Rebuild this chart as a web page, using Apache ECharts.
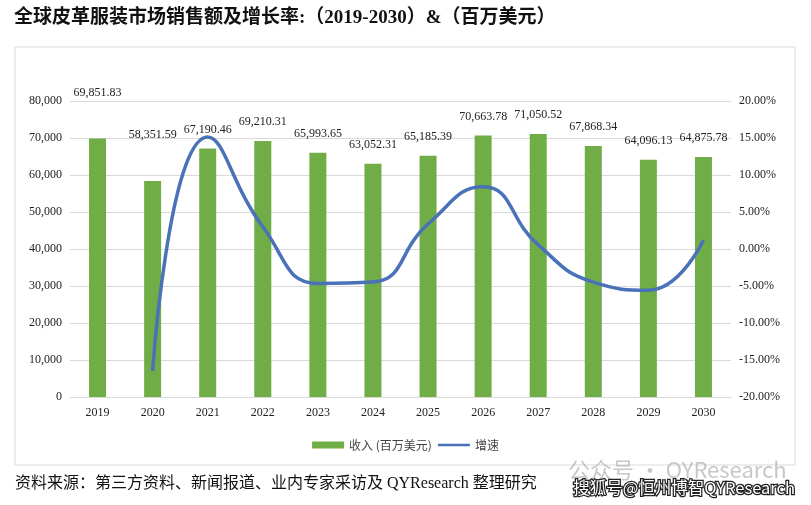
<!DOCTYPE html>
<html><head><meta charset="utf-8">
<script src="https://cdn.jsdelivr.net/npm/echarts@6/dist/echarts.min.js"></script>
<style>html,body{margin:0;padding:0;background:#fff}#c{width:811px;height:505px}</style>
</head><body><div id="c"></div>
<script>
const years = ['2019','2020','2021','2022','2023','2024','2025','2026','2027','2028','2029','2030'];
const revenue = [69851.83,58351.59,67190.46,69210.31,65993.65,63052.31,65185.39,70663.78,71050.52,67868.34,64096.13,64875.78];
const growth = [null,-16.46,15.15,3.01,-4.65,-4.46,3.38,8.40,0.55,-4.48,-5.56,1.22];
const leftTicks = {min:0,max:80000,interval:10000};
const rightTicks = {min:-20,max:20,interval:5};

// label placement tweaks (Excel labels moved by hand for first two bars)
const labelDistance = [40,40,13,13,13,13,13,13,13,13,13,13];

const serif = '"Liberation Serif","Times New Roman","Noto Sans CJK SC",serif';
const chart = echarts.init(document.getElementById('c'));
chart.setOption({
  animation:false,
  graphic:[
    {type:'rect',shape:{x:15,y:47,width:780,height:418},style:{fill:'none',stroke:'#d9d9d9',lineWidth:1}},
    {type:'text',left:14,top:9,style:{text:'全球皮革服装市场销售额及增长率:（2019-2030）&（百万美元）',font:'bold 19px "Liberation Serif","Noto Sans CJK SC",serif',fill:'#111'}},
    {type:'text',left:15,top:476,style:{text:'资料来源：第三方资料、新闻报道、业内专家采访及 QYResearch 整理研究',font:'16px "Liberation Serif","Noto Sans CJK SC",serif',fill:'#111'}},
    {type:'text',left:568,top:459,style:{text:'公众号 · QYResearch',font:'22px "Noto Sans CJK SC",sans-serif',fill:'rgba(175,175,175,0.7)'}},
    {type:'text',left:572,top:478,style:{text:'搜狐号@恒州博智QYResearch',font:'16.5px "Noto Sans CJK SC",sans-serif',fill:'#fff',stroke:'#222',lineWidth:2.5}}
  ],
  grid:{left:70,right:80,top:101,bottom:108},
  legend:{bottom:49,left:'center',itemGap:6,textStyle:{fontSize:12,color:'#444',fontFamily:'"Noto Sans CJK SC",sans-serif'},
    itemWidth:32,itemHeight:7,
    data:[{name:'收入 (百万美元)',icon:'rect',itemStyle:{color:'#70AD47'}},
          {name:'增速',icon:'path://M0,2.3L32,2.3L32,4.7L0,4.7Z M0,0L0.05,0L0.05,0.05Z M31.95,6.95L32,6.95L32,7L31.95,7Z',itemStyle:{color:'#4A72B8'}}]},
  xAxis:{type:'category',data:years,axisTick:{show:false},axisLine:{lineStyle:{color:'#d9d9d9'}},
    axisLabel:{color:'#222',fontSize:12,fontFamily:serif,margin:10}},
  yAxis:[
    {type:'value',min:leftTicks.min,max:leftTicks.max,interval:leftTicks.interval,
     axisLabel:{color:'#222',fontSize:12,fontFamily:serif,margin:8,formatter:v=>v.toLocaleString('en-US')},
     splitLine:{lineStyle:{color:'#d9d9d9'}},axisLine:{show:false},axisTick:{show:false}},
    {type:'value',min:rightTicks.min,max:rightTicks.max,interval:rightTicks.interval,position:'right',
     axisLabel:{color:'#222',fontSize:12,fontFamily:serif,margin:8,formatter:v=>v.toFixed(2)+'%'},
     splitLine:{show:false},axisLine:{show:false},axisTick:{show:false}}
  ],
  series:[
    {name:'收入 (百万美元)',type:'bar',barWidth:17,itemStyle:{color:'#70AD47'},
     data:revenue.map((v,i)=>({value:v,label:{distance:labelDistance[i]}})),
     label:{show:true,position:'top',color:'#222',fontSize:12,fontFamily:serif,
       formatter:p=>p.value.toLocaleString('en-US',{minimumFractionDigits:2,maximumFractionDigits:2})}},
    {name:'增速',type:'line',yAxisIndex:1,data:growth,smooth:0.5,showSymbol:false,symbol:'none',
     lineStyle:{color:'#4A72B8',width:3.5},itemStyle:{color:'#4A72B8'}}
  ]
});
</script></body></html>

_Brief_
Extract the lines exactly, please: the first line of the listing, the line with "const labelDistance = [40,40,13,13,13,13,13,13,13,13,13,13];", and every line between them, but no pictures.

_Answer_
Rebuild this chart as a web page, using Apache ECharts.
<!DOCTYPE html>
<html><head><meta charset="utf-8">
<script src="https://cdn.jsdelivr.net/npm/echarts@6/dist/echarts.min.js"></script>
<style>html,body{margin:0;padding:0;background:#fff}#c{width:811px;height:505px}</style>
</head><body><div id="c"></div>
<script>
const years = ['2019','2020','2021','2022','2023','2024','2025','2026','2027','2028','2029','2030'];
const revenue = [69851.83,58351.59,67190.46,69210.31,65993.65,63052.31,65185.39,70663.78,71050.52,67868.34,64096.13,64875.78];
const growth = [null,-16.46,15.15,3.01,-4.65,-4.46,3.38,8.40,0.55,-4.48,-5.56,1.22];
const leftTicks = {min:0,max:80000,interval:10000};
const rightTicks = {min:-20,max:20,interval:5};

// label placement tweaks (Excel labels moved by hand for first two bars)
const labelDistance = [40,40,13,13,13,13,13,13,13,13,13,13];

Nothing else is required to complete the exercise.